Three connectors to the MTHL are proposed to help with traffic dispersal. The MTHL will have dispersals from Sewri to Worli (east-west connector) on the Mumbai-end and from Chirle to the Mumbai Pune Expressway and NH17. On the Mumbai side, the traffic dispersal will be through the Eastern Freeway (at Colaba and Wadala) and from Acharya Dhonde Marg (for West-bound traffic). The proposed Worli-Sewri Bridge will provide connectivity to the Bandra–Worli Sea Link and proposed Western Freeway[58]

Although 3 connectors were initially proposed, the MMRDA plans to only construct the Worli-Sewri connector initially. This was done to reduce the number of project-affected people. According to Ashwini Bhide, additional metropolitan commissioner of MMRDA, "To construct the other ramps, the alignment will pass through BDD chawls. Redevelopment of BDD chawls is being considered by the state, so we will take up work on the other ramps at a later date."[59]

Eastern Freeway[edit]

The Eastern Freeway is a 16.9 km long controlled-access freeway,[60] that connects P D'Mello Road in South Mumbai to the Eastern Express Highway (EEH) at Ghatkopar.

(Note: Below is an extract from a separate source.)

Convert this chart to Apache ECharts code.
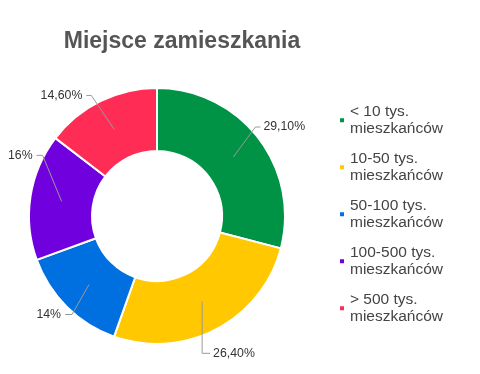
<!DOCTYPE html>
<html><head><meta charset="utf-8">
<script src="https://cdn.jsdelivr.net/npm/echarts@6/dist/echarts.min.js"></script>
<style>html,body{margin:0;padding:0;background:#fff}#c{width:480px;height:374px}</style>
</head><body><div id="c"></div>
<script>
const chartTitle = 'Miejsce zamieszkania';
const categories = ['< 10 tys. mieszkańców', '10-50 tys. mieszkańców', '50-100 tys. mieszkańców', '100-500 tys. mieszkańców', '> 500 tys. mieszkańców'];
const values = [29.1, 26.4, 14, 16, 14.6];
const valueLabels = ['29,10%', '26,40%', '14%', '16%', '14,60%'];
const colors = ['#009245', '#FFC800', '#0070E0', '#7000DD', '#FF2D55'];
// label guide styling: [turn dx, turn dy, horizontal run] relative to the library anchor
const labelGuides = [[22, -30, 5], [0, 52, 8], [-17, 30, 7], [-19, -46, 6], [-23, -34, 5]];

const FONT = 'Liberation Sans, Arial, sans-serif';
const chart = echarts.init(document.getElementById('c'), null, {renderer: 'canvas'});

const visibleData = categories.map((n, i) => ({name: n, value: values[i], itemStyle: {color: colors[i]}}));
const overlayData = categories.map((n, i) => ({name: n, value: values[i]}));

chart.setOption({
  animation: false,
  backgroundColor: '#ffffff',
  textStyle: {fontFamily: FONT},
  title: {
    text: chartTitle,
    left: 177, textAlign: 'center', top: 25,
    textStyle: {fontSize: 23, fontWeight: 'bold', color: '#555555', fontFamily: FONT}
  },
  legend: {
    orient: 'vertical',
    left: 338, top: 94,
    padding: 0,
    itemWidth: 6, itemHeight: 6,
    itemGap: -5.5,
    icon: 'rect',
    selectedMode: false,
    data: categories,
    textStyle: {
      fontSize: 15.5, color: '#444444', fontFamily: FONT,
      width: 112, overflow: 'break', lineHeight: 17.5,
      padding: [17.5, 0, 0, 0]
    }
  },
  series: [
    {
      type: 'pie',
      z: 2,
      center: [157, 216],
      radius: [65, 128],
      startAngle: 90,
      clockwise: true,
      silent: true,
      label: {show: false},
      labelLine: {show: false},
      itemStyle: {borderColor: '#ffffff', borderWidth: 2},
      emphasis: {disabled: true},
      data: visibleData
    },
    {
      type: 'pie',
      z: 5,
      center: [157, 216],
      radius: [0, 96.5],
      startAngle: 90,
      clockwise: true,
      silent: true,
      avoidLabelOverlap: false,
      itemStyle: {color: 'rgba(0,0,0,0)', borderWidth: 0},
      emphasis: {disabled: true},
      label: {
        show: true, position: 'outside',
        formatter: p => valueLabels[p.dataIndex],
        fontSize: 12.3, color: '#333333', fontFamily: FONT
      },
      labelLine: {show: true, length: 20, length2: 6, lineStyle: {color: '#9a9a9a', width: 1}},
      labelLayout: function (p) {
        const g = labelGuides[p.dataIndex];
        const pts = p.labelLinePoints;
        if (!pts || !g) return {};
        const p0 = pts[0];
        const right = g[0] >= 0;
        const turn = [p0[0] + g[0], p0[1] + g[1]];
        const end = [turn[0] + (right ? 1 : -1) * g[2], turn[1]];
        return {
          x: end[0] + (right ? 3 : -4), y: end[1],
          align: right ? 'left' : 'right', verticalAlign: 'middle',
          labelLinePoints: [p0, turn, end]
        };
      },
      data: overlayData
    }
  ]
});
</script></body></html>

Worli – Sewri connector[edit]

The Sewri – Worli connector is a proposed intermediary between the Bandra-Worli Sea Link and the proposed Mumbai Trans Harbour Link from Sewri to Nhava Sheva.[61] The elevated four lane road will be the east-west connector that allows motorists from western parts of Mumbai to reach the MTHL at Sewri. A new bridge between Worli and Sewri is scheduled for completion by 2017.[62] It will be 4.5 km long[63] The connector begins at Narayan Hardikar Marg in Worli and meets the MTHL at its Sewri interchange near the Sewri railway station.[59][64] On the way to the Bandra-Worli Sea Link, it will cross the Western and Central Lines at Elphinstone Road railway station and Sewri railway station.[65] The elevated road will also have additional ramps on P D'Mello Road, and can be used by motorists from the eastern parts of the city to reach the western side.[66] The project is expected to cost INR490 crore (US$79 million), and be completed in four years.[67]

The bridge will be cable-stayed as pillars for the elevated road cannot be put up in the section near the rail overbridge near the Elphinstone Road railway station because the section has a narrow carriageway. The MMRDA expects the project to be difficult to execute logistically, as it passes through a developed area and crosses the railway tracks more than once.[68] The Sewri-Worli link was initially proposed to cross the 10 railway tracks at Elphinstone and Parel stations at a height of nearly 20 metres, due to the proposed Western Railway Elevated Corridor. However, MMRDA decided to have the connector at the same level as the Elphinstone bridge since constructing an elevated road at 20 metres height was deemed a very difficult task.[30]

The MMRDA received bids from 5 companies to construct the Worli – Sewri connector. They were Simplex Infrastructures Ltd, Larsen & Toubro, Hindustan Construction Company, Gammon India and the National Construction Company (NCC). Simplex Infrastructures Ltd quoted the lowest bid (nearly 16-17% below the estimated cost of the project), followed by Larsen & Toubro (14% below the reserve price).[69][70]